== Data extract

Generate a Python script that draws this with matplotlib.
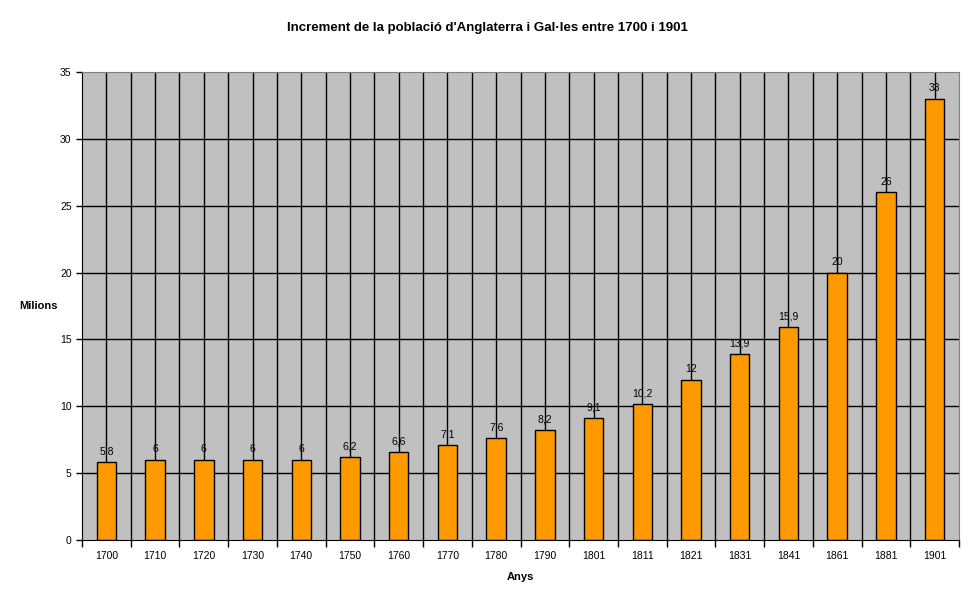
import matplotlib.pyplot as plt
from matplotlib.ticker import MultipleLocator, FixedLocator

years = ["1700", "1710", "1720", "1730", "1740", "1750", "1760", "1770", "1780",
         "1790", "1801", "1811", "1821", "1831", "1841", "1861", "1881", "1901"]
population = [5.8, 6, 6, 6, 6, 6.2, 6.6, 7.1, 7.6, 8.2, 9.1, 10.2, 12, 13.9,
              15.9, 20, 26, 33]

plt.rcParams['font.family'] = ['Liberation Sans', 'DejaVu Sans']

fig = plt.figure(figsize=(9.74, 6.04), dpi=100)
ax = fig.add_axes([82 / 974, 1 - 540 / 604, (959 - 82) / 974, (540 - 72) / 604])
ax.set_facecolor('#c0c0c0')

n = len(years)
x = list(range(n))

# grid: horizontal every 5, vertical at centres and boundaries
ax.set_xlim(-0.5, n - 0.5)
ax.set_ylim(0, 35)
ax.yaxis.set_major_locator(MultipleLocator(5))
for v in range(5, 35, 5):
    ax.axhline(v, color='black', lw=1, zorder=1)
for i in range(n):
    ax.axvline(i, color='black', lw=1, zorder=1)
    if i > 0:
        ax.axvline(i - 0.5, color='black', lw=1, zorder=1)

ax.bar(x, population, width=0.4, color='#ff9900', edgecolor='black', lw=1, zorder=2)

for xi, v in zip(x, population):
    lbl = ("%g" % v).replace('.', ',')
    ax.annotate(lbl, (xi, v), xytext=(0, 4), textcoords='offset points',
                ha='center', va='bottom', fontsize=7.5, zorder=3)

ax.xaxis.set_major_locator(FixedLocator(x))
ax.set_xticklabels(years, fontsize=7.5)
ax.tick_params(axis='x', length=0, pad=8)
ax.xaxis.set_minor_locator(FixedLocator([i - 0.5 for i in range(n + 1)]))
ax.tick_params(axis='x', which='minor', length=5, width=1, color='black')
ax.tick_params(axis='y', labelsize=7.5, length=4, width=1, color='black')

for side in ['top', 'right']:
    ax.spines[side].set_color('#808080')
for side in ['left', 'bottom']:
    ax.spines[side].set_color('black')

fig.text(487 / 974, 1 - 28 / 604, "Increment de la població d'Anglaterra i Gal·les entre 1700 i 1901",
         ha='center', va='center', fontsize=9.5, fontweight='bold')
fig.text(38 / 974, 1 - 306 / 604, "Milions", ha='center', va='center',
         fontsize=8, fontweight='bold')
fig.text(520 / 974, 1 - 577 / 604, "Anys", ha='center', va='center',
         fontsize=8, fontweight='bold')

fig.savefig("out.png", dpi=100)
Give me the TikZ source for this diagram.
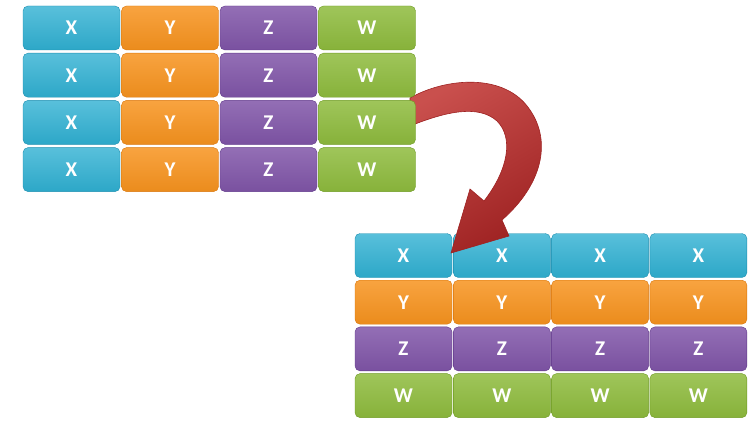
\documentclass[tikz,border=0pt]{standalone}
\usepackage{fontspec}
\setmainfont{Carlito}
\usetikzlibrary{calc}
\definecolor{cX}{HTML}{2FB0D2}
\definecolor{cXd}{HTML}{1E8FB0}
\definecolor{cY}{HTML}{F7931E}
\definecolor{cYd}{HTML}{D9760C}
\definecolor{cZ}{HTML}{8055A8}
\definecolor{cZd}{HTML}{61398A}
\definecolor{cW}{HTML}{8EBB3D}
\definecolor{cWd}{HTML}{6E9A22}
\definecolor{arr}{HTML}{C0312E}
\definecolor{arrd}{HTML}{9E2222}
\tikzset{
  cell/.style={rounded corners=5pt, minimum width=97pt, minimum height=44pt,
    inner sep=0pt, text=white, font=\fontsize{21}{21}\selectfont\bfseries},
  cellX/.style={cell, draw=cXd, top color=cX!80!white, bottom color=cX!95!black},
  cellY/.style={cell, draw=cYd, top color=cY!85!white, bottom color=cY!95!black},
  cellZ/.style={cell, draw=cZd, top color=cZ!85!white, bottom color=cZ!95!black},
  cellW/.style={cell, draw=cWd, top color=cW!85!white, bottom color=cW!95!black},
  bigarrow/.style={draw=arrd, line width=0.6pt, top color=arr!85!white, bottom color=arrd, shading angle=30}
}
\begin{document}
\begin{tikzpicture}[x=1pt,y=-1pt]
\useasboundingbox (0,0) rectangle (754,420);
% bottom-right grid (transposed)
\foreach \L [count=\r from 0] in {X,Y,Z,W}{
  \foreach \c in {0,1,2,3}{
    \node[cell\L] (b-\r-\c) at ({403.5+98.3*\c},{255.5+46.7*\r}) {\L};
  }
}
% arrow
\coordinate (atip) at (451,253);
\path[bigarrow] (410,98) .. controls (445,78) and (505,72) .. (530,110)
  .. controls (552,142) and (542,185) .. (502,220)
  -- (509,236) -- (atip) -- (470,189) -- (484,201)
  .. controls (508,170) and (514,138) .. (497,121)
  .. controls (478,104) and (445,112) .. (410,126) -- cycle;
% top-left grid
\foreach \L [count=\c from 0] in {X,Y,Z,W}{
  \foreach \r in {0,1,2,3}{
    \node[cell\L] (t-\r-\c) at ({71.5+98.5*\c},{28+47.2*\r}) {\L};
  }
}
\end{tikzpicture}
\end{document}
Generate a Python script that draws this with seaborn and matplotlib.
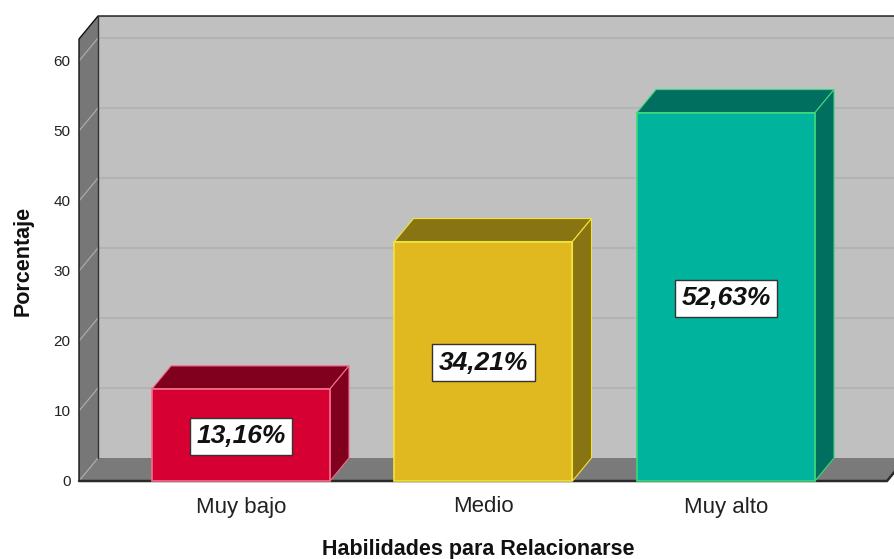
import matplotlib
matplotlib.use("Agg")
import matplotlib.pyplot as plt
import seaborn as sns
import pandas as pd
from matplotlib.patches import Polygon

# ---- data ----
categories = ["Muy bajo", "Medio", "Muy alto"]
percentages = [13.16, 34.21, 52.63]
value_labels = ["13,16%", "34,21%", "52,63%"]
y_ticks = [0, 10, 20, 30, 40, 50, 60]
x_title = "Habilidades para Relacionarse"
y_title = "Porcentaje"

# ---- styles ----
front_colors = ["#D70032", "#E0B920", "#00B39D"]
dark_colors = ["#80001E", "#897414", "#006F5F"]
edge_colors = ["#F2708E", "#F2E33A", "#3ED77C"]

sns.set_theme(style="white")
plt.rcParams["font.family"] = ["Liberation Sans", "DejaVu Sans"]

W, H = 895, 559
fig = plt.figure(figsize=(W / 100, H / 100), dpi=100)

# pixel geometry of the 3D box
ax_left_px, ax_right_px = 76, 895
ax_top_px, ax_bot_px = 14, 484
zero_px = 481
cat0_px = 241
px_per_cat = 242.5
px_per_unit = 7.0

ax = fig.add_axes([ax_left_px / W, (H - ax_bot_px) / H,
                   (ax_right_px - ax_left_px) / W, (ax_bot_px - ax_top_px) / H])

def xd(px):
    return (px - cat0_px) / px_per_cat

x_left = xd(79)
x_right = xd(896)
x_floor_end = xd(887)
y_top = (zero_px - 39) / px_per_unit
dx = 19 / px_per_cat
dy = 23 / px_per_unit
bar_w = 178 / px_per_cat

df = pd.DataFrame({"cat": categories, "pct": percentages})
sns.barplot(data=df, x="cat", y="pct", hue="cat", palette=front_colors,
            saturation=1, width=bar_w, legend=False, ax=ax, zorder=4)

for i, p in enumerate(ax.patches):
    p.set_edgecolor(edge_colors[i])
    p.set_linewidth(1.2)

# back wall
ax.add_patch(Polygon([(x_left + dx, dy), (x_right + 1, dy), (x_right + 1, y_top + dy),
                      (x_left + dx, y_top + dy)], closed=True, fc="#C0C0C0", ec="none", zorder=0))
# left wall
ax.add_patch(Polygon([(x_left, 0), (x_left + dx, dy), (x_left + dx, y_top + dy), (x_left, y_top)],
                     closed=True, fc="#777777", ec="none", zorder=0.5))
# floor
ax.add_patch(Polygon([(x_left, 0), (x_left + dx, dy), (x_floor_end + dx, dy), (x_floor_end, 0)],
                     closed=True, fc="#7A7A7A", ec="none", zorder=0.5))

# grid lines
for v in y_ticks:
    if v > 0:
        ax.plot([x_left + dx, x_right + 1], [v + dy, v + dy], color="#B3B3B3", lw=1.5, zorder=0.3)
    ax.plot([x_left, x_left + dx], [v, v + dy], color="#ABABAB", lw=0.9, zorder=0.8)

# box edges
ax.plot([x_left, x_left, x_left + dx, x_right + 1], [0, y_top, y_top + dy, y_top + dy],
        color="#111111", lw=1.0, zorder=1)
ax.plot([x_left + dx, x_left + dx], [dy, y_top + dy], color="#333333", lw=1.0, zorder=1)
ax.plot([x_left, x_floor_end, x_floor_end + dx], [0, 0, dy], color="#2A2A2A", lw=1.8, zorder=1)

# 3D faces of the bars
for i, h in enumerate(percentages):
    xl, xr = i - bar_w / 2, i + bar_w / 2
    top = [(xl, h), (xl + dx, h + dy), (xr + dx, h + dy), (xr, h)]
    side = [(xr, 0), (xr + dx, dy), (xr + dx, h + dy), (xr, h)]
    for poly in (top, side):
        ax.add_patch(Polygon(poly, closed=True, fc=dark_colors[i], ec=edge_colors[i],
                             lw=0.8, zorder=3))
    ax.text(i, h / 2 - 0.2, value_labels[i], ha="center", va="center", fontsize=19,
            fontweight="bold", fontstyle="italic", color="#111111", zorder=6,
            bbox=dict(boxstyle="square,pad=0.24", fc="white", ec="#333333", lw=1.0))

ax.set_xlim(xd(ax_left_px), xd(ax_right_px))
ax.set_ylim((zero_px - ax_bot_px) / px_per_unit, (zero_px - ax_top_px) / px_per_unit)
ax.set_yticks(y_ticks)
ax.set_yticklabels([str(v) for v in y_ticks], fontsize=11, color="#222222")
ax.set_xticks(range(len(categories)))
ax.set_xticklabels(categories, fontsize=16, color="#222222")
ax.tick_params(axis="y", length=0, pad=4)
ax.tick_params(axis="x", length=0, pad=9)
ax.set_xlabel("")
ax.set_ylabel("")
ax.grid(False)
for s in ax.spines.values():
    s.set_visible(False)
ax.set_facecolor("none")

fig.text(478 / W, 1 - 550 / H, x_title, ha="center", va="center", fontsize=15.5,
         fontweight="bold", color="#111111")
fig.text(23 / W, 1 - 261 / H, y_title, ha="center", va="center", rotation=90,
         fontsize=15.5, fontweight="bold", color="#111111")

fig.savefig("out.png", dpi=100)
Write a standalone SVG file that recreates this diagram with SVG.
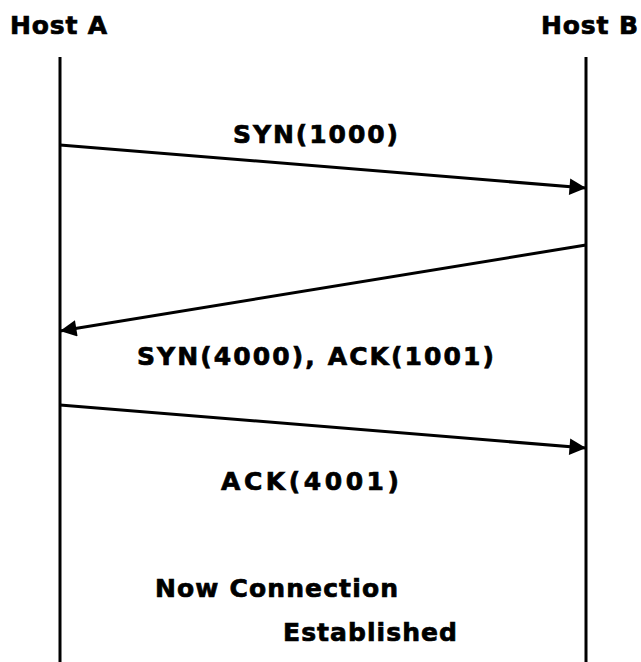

====

▸ **Problem to work on**: Out of the material above, select every line that holds the string "this".

▸ **Full solution**:
Generate a Python script that draws this with matplotlib.
Give me the TikZ source for this diagram.
Generate a Python script that draws this with seaborn and matplotlib.
Write a standalone SVG file that recreates this diagram with SVG.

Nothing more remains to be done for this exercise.